Luis Fernando Burgos, a former public defender, committed suicide on Oct. 2 in his cell at La Reforma prison in Alajuela, where he was serving 35 years for the 2006 murder of his wife.
Father Minor Calvo, host of the popular Catholic station Radio Maria, was acquitted last December of charges in the 2001 murder of radio journalist Parmenio Medina, but got 15 years in prison for fraud. That sentence was reduced this month on appeal to eight years, with the possibility of parole in six months since he has already served half of that sentence in preventive prison while the case was being tried.
The Constitutional Chamber of the Supreme Court (Sala IV) in October rescinded two articles of the Law to Penalize Violence Against Women, ruling both were unconstitutionally vague. The much contested articles 22 and 25 address criminalization of “maltreatment” and “emotional violence.”
The law was also criticized for punishing male abusers differently than female ones and, conversely, for protecting female victims differently than male ones.
In November, Sala IV unanimously struck down the contentious rule that required married couples to wait at least three years before they could file for divorce, as well as an article that bound couples for two years before they could legally separate.

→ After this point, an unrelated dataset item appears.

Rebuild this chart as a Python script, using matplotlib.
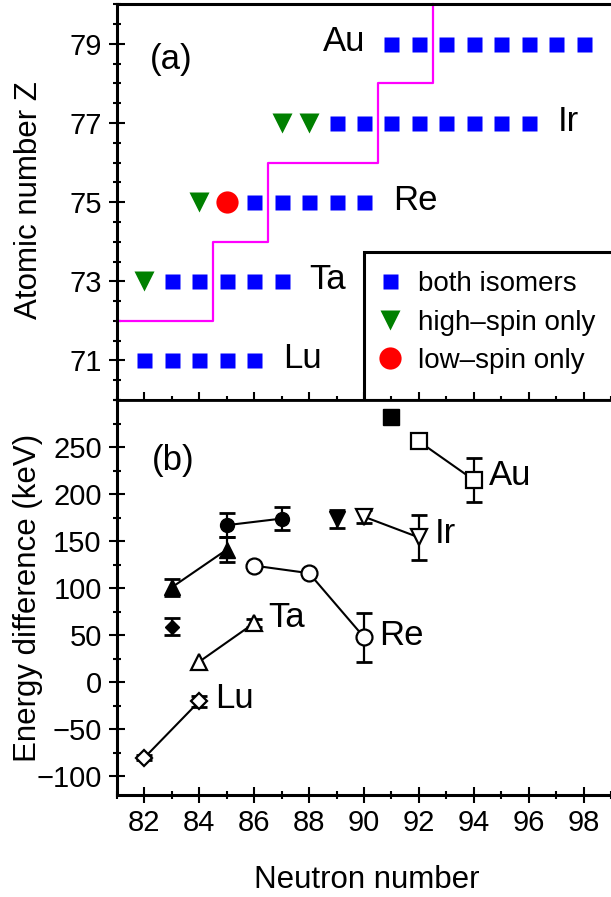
import matplotlib
matplotlib.use("Agg")
import matplotlib.pyplot as plt
from matplotlib.patches import Rectangle
from matplotlib.ticker import MultipleLocator

plt.rcParams['font.family'] = ['Liberation Sans', 'DejaVu Sans']

# ---------------- panel (a) data ----------------
elements = ['Lu', 'Ta', 'Re', 'Ir', 'Au']
element_Z = [71, 73, 75, 77, 79]
both_N = [[82, 83, 84, 85, 86],
          [83, 84, 85, 86, 87],
          [86, 87, 88, 89, 90],
          [89, 90, 91, 92, 93, 94, 95, 96],
          [91, 92, 93, 94, 95, 96, 97, 98]]
high_N = [[], [82], [84], [87, 88], []]
low_N = [[], [], [85], [], []]
label_N_a = [87.06, 88.02, 91.06, 97.07, 90.05]
label_ha_a = ['left', 'left', 'left', 'left', 'right']

# boundary (magenta step line)
step_N = [81, 84.5, 86.5, 90.5, 92.5]
step_Z = [72, 74, 76, 78, 80]

# ---------------- panel (b) data ----------------
# connected open series
lu_N = [82, 84];        lu_E = [-80, -20];       lu_err = [3, 6]
ta_N = [84, 86];        ta_E = [22, 63];         ta_err = [0, 4]
re_N = [86, 88, 90];    re_E = [124, 116, 48];   re_err = [0, 0, 26]
ir_N = [90, 92];        ir_E = [176, 154];       ir_err = [7, 24]
au_N = [92, 94];        au_E = [256, 215];       au_err = [5, 23]
# filled series
ftri_N = [83, 85];      ftri_E = [101, 141];     ftri_err = [9, 13]
fcirc_N = [85, 87];     fcirc_E = [167, 174];    fcirc_err = [13, 12]
fdia_N = [83];          fdia_E = [59];           fdia_err = [9]
fdtri_N = [89];         fdtri_E = [174];         fdtri_err = [9.5]
fsq_N = [91];           fsq_E = [282];           fsq_err = [0]

labels_b = ['Lu', 'Ta', 'Re', 'Ir', 'Au']
label_pos_b = [(84.56, -17), (86.5, 69), (90.56, 50), (92.56, 158), (94.54, 220)]

W, H = 611, 897
fig = plt.figure(figsize=(W / 100, H / 100), dpi=100)
L = 117 / W
axA = fig.add_axes([L, 1 - 400 / H, 1 - L, (400 - 4.3) / H])
axB = fig.add_axes([L, 1 - 795.3 / H, 1 - L, (795.3 - 400) / H])

spine_lw = 2.2
for ax in (axA, axB):
    ax.spines['right'].set_visible(False)
    for s in ('left', 'bottom', 'top'):
        ax.spines[s].set_linewidth(spine_lw)
    ax.set_xlim(81, 99)
    ax.xaxis.set_major_locator(MultipleLocator(2))
    ax.xaxis.set_minor_locator(MultipleLocator(1))

# ---- panel (a) ----
axA.set_ylim(70, 80)
axA.yaxis.set_major_locator(MultipleLocator(2, offset=1))
axA.yaxis.set_minor_locator(MultipleLocator(0.5))
axA.tick_params(axis='y', which='major', direction='inout', length=12, width=1.5,
                labelsize=21, pad=5)
axA.tick_params(axis='y', which='minor', direction='inout', length=6, width=1.5)
axA.tick_params(axis='x', which='major', direction='in', length=6, width=1.5, labelbottom=False)
axA.tick_params(axis='x', which='minor', direction='in', length=3, width=1.5)

sx, sy = [], []
for i in range(len(step_N) - 1):
    sx += [step_N[i], step_N[i + 1]]
    sy += [step_Z[i], step_Z[i]]
    sx += [step_N[i + 1]]
    sy += [step_Z[i + 1]]
axA.plot(sx, sy, color='#ff00ff', lw=1.6, zorder=2, clip_on=False)

h_both = h_high = h_low = None
for i, el in enumerate(elements):
    z = element_Z[i]
    if both_N[i]:
        h_both, = axA.plot(both_N[i], [z] * len(both_N[i]), ls='none', marker='s',
                           ms=10.8, color='#0000ff', mec='none', zorder=3)
    if high_N[i]:
        h_high, = axA.plot(high_N[i], [z] * len(high_N[i]), ls='none', marker='v',
                           ms=14, color='#008000', mec='none', zorder=3)
    if low_N[i]:
        h_low, = axA.plot(low_N[i], [z] * len(low_N[i]), ls='none', marker='o',
                          ms=16, color='#ff0000', mec='none', zorder=3)
    axA.text(label_N_a[i], z + 0.05, el, ha=label_ha_a[i], va='center', fontsize=25)

axA.text(82.2, 78.6, '(a)', ha='left', va='center', fontsize=25)

# legend frame
axA.add_patch(Rectangle((0.5006, 0), 0.6, 0.3748, transform=axA.transAxes,
                        fill=False, edgecolor='black', lw=2.2, clip_on=False, zorder=4))
leg = fig.legend([h_both, h_high, h_low], ['both isomers', 'high\u2013spin only', 'low\u2013spin only'],
                 loc='upper left', bbox_to_anchor=(376.5 / W, 1 - 271 / H),
                 frameon=False, fontsize=20, handlelength=1.0, handletextpad=0.5,
                 labelspacing=0.45, borderpad=0, borderaxespad=0, numpoints=1)

fig.text(37 / W, 1 - 200 / H, 'Atomic number Z', rotation=90, rotation_mode='anchor',
         ha='center', va='baseline', fontsize=22.5)

# ---- panel (b) ----
axB.set_ylim(-120, 300)
axB.yaxis.set_major_locator(MultipleLocator(50))
axB.yaxis.set_minor_locator(MultipleLocator(25))
axB.tick_params(axis='both', which='major', direction='inout', length=12, width=1.5,
                labelsize=21, pad=5)
axB.tick_params(axis='both', which='minor', direction='inout', length=6, width=1.5)
axB.tick_params(axis='x', which='major', pad=4)
axB.spines['top'].set_linewidth(2.0)
axB.set_yticks([-100, -50, 0, 50, 100, 150, 200, 250])
axB.set_yticklabels(['\u2212100', '\u221250', '0', '50', '100', '150', '200', '250'])

open_kw = dict(mfc='white', mec='black', mew=1.6, color='black', lw=1.5)
fill_kw = dict(mfc='black', mec='black', mew=1.0, color='black', lw=1.5)
err_kw = dict(fmt='none', ecolor='black', elinewidth=1.6, capsize=5.5, capthick=2.0, zorder=2)

series = [
    (lu_N, lu_E, lu_err, 'D', 8.0, open_kw, '-'),
    (ta_N, ta_E, ta_err, '^', 11, open_kw, '-'),
    (re_N, re_E, re_err, 'o', 11.5, open_kw, '-'),
    (ir_N, ir_E, ir_err, 'v', 11, open_kw, '-'),
    (au_N, au_E, au_err, 's', 12, open_kw, '-'),
    (ftri_N, ftri_E, ftri_err, '^', 11, fill_kw, '-'),
    (fcirc_N, fcirc_E, fcirc_err, 'o', 10, fill_kw, '-'),
    (fdia_N, fdia_E, fdia_err, 'D', 7.2, fill_kw, 'none'),
    (fdtri_N, fdtri_E, fdtri_err, 'v', 11, fill_kw, 'none'),
    (fsq_N, fsq_E, fsq_err, 's', 11, fill_kw, 'none'),
]
for n, e, err, mk, ms, kw, ls in series:
    ne = [a for a, b in zip(n, err) if b > 0]
    ee = [a for a, b in zip(e, err) if b > 0]
    er = [b for b in err if b > 0]
    if ne:
        axB.errorbar(ne, ee, yerr=er, **err_kw)
    axB.plot(n, e, ls=ls, marker=mk, ms=ms, zorder=3, **kw)

for lab, (x, y) in zip(labels_b, label_pos_b):
    axB.text(x, y, lab, ha='left', va='center', fontsize=25)
axB.text(82.26, 236, '(b)', ha='left', va='center', fontsize=25)

fig.text(36 / W, 1 - 598 / H, 'Energy difference (keV)', rotation=90, rotation_mode='anchor',
         ha='center', va='baseline', fontsize=22.5)
fig.text(367 / W, 1 - 880 / H, 'Neutron number', ha='center', va='center', fontsize=22.5)

fig.savefig('out.png', dpi=100)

Property fraud continued to be one of the most lucrative and least investigated crimes in Costa Rica, enabled largely by corrupt notaries who provide documents to criminals who then cherry-pick properties from the National Registry and resell them to unsuspecting buyers. The World Bank ranked Costa Rica 164th (just above Iran and Haiti) out of 181 countries in terms of protecting investors.
The Legislative Assembly passed a sweeping reform of the traffic law, steeply increasing fines and adding jail time for drunken driving. An impaired driver, who once faced a mere $36 fine, now could go to jail for three years. Not wearing a seatbelt, driving while on a cell phone or running a red light will now cost you $310.
A new court was launched to expedite cases of suspects caught in the act.
Observers so far are praising the effort, calling it efficient yet protective of the rights of the accused.